Excerpt from a dataset:
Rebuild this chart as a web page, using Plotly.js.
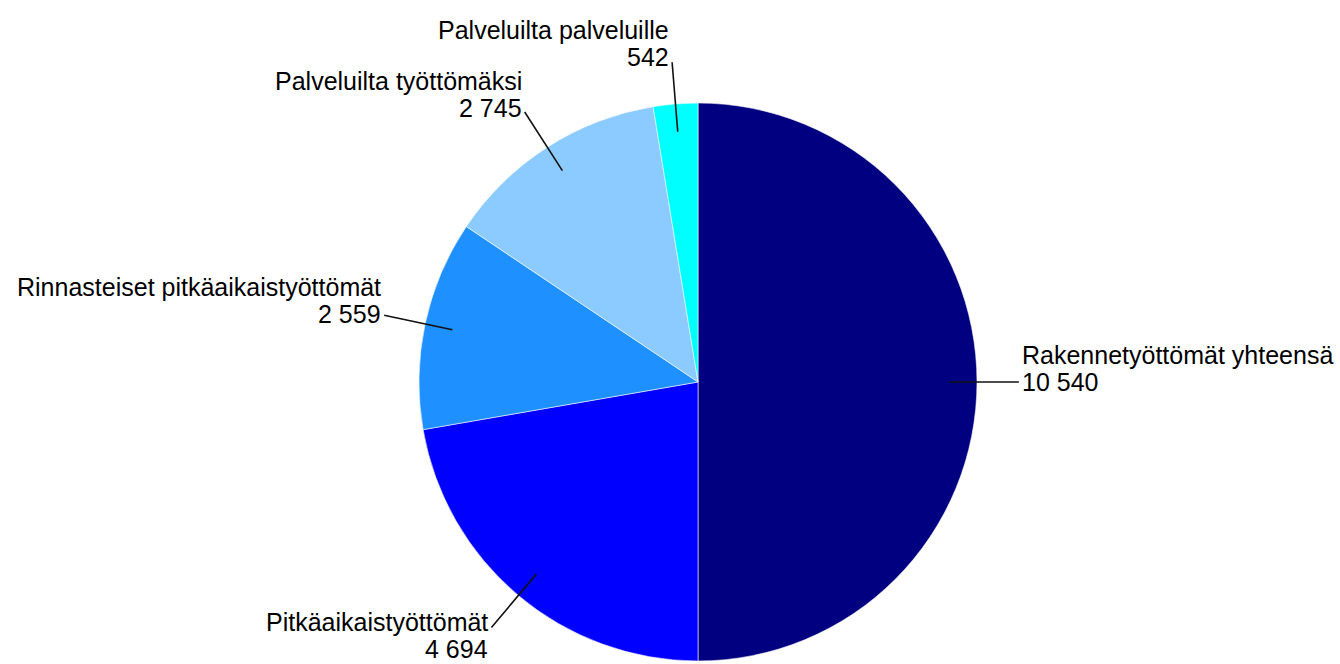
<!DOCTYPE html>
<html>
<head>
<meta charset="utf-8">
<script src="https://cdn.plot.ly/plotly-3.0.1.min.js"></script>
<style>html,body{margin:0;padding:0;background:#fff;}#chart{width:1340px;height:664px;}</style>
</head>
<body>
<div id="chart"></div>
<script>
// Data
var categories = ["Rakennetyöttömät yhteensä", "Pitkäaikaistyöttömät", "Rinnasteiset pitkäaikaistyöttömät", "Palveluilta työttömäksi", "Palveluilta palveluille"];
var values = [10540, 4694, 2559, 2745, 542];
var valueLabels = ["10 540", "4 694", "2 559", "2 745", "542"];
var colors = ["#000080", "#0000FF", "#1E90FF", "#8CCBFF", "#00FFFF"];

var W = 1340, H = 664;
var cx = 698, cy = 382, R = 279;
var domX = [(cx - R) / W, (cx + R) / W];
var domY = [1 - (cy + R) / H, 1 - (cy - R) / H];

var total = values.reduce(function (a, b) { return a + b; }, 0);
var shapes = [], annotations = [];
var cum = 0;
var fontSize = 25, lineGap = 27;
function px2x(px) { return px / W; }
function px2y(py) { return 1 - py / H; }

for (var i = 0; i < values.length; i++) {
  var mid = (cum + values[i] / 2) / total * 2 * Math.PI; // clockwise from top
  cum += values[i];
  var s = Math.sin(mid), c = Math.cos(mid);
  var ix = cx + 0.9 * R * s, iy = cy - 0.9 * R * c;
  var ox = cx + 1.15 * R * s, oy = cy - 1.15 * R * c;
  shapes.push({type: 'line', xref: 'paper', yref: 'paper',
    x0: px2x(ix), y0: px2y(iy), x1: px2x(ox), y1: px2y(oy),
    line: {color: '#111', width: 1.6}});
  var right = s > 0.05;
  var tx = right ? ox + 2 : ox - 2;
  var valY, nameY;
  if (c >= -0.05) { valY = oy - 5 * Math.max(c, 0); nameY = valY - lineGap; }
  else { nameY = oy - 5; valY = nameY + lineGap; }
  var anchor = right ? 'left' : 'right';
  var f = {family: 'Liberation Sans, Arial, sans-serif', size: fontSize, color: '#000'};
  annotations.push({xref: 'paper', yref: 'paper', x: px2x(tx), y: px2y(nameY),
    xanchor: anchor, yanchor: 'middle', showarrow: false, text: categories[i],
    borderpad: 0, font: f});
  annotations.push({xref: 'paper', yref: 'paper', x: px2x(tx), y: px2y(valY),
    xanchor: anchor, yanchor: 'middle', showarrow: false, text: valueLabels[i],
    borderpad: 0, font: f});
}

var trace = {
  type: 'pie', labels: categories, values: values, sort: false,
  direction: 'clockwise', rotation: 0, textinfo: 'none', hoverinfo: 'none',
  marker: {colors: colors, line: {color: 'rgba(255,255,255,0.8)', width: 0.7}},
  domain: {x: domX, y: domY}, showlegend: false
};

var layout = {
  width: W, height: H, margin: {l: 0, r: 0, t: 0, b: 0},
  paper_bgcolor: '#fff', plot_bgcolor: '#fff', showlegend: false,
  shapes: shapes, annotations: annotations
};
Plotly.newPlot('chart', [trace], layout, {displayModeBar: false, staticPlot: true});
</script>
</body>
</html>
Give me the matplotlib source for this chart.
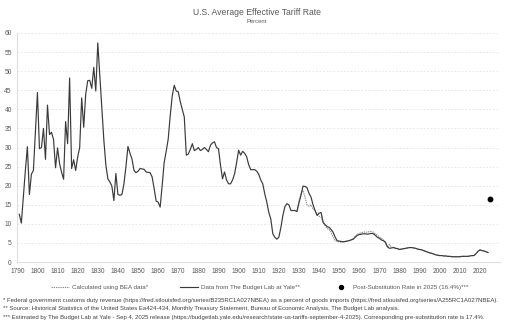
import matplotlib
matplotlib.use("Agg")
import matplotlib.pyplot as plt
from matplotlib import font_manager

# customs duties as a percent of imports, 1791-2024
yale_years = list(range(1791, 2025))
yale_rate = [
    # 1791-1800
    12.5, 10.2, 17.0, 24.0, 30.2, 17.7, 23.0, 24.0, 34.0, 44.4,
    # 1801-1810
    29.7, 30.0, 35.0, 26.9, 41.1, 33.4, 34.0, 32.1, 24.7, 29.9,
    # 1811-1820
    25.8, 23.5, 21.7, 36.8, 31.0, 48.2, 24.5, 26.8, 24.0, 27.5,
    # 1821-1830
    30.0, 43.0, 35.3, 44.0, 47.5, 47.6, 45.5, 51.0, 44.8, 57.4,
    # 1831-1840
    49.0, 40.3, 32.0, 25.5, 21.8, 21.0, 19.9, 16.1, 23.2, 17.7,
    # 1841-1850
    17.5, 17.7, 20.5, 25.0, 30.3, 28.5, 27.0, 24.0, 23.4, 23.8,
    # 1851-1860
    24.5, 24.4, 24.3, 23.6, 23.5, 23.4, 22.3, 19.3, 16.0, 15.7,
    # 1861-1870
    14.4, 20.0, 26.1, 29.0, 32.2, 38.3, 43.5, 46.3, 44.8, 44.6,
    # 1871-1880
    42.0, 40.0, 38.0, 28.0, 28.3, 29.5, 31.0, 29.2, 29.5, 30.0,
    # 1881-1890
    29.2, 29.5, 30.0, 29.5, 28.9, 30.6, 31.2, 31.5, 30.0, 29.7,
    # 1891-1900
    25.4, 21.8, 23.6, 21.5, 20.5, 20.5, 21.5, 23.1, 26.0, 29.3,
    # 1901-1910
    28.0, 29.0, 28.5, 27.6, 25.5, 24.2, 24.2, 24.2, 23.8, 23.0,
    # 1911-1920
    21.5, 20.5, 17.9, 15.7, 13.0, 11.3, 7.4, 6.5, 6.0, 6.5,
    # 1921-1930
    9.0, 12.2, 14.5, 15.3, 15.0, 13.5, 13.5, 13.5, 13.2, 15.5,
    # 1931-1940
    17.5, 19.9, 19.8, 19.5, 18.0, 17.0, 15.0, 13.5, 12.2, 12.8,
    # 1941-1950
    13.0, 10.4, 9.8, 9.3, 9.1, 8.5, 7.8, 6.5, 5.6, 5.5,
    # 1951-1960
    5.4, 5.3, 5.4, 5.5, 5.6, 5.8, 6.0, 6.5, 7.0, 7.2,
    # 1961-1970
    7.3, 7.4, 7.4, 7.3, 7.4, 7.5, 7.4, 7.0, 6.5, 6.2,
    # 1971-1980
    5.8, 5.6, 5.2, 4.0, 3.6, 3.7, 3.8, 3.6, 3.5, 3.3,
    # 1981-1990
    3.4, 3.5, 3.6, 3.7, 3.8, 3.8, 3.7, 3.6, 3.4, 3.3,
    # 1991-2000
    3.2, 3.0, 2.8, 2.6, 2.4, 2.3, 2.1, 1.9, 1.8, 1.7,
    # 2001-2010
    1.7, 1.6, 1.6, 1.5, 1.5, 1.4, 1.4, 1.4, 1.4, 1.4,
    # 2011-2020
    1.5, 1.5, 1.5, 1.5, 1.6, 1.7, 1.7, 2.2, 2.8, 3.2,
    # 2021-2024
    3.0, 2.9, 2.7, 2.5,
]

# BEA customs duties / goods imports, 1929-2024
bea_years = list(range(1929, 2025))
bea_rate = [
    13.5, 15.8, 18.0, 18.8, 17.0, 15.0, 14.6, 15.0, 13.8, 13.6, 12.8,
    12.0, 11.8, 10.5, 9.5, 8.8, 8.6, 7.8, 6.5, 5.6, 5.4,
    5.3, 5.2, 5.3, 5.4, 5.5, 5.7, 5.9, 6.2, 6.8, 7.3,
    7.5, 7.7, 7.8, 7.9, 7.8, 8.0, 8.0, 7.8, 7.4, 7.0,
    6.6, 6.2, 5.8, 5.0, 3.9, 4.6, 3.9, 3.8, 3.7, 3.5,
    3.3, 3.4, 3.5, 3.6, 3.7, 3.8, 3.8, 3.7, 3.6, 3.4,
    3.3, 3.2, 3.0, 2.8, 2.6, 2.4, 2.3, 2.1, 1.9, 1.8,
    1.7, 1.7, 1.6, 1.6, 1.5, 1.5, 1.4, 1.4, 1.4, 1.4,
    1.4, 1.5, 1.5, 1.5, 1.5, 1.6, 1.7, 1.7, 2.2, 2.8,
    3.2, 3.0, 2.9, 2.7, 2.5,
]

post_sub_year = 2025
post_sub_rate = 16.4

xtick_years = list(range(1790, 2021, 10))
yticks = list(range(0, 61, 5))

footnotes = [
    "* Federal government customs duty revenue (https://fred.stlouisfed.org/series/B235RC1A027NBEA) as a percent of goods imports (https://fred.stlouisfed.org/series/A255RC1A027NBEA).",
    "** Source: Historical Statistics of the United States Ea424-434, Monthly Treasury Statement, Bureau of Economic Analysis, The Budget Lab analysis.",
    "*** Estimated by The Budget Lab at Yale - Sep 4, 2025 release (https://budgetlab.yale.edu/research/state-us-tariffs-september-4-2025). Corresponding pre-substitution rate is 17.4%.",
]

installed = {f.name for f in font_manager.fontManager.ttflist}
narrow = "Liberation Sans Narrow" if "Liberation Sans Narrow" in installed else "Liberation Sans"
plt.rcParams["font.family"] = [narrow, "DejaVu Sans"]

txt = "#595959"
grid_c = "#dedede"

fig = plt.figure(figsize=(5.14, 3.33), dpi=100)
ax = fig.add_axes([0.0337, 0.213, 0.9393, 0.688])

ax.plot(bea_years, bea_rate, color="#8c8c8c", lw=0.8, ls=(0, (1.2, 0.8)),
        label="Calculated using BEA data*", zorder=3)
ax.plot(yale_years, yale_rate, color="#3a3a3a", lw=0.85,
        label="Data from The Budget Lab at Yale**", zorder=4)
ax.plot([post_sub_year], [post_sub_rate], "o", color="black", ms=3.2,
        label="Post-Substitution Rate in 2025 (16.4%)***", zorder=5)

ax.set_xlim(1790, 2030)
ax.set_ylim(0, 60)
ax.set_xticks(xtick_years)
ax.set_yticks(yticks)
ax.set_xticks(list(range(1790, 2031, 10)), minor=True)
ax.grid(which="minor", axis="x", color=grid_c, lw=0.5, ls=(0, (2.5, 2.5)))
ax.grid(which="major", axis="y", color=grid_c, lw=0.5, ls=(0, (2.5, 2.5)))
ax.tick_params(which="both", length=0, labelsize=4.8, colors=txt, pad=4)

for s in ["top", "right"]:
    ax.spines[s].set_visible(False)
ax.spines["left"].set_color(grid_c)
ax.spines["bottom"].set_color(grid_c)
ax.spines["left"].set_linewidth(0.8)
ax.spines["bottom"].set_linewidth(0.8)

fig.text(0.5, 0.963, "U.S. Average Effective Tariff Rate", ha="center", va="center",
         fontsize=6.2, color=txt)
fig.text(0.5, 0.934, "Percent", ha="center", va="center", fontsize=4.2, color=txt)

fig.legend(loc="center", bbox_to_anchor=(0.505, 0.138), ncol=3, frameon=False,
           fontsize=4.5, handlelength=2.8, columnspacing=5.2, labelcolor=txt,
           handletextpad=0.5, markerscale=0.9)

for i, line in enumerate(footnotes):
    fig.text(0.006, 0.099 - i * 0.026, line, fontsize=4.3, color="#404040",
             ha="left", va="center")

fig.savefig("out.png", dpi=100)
---
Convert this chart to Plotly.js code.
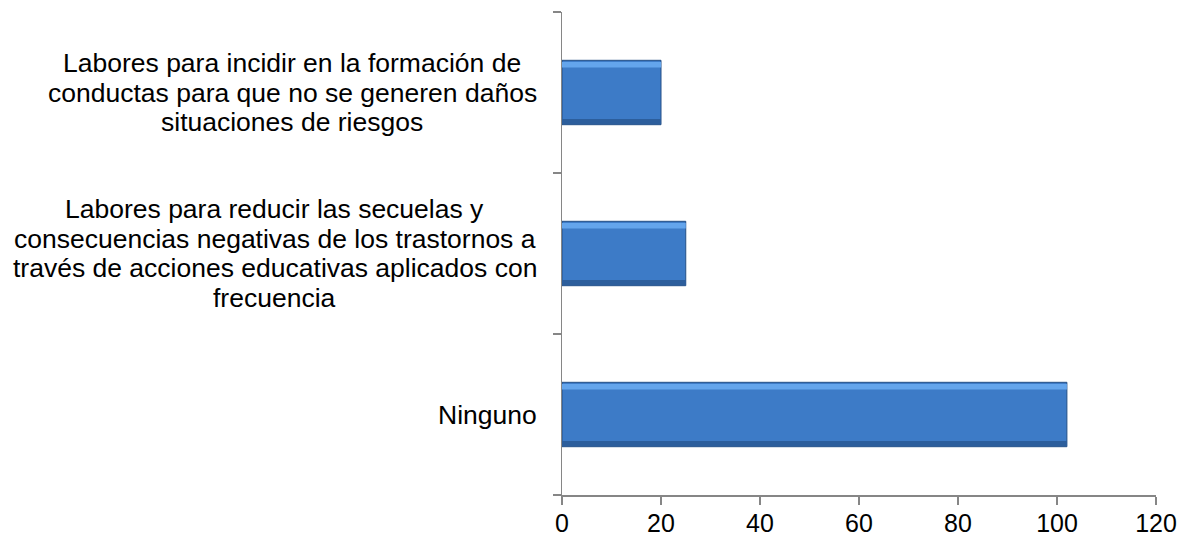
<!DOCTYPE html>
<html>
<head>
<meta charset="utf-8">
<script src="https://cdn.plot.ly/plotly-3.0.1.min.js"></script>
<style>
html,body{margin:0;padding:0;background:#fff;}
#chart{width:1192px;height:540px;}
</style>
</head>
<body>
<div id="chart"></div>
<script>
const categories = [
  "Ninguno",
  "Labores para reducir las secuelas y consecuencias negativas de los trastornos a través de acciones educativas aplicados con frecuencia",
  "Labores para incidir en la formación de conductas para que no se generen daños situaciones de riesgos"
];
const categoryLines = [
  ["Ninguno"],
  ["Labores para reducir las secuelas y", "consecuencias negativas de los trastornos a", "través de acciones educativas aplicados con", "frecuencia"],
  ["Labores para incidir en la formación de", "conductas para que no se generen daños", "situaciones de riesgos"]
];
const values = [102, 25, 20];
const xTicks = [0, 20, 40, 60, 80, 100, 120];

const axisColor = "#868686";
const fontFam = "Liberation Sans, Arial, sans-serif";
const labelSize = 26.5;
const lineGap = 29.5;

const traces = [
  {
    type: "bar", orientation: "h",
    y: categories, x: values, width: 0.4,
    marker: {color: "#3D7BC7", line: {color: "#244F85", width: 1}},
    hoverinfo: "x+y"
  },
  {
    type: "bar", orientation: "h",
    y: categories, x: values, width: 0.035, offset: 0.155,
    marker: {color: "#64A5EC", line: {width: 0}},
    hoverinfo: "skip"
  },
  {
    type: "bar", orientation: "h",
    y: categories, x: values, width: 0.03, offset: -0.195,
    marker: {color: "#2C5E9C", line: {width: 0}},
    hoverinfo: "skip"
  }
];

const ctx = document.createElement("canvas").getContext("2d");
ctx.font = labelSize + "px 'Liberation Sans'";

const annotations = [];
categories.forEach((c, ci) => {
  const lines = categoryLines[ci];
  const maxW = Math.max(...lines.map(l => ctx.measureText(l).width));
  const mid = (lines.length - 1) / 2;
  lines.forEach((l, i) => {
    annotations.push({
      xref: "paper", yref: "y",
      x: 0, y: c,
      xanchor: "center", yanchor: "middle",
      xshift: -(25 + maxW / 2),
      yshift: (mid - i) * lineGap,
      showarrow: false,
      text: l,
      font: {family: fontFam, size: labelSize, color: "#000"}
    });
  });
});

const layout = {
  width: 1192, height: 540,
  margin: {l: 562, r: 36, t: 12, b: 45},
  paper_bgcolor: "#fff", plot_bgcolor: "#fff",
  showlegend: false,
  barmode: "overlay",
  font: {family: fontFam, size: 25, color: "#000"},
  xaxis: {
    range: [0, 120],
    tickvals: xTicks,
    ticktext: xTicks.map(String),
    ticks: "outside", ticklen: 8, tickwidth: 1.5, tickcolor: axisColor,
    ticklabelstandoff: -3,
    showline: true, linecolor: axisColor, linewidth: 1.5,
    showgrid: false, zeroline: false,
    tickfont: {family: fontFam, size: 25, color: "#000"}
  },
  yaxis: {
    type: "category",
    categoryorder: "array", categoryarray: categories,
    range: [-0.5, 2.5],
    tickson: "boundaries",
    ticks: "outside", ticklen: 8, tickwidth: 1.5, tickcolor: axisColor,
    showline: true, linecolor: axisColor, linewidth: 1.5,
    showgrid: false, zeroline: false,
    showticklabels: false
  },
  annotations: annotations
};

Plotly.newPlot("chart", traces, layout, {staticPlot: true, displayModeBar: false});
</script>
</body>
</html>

**WHAT IS NEEDED**
Set down, word for word, the lines from the one holding "Give me the matplotlib source for this chart." through the one holding "from matplotlib import font_manager". Skip the pictures.

**RESPONSE TO THE TASK**
Give me the matplotlib source for this chart.
import matplotlib
matplotlib.use("Agg")
import matplotlib.pyplot as plt
from matplotlib import font_manager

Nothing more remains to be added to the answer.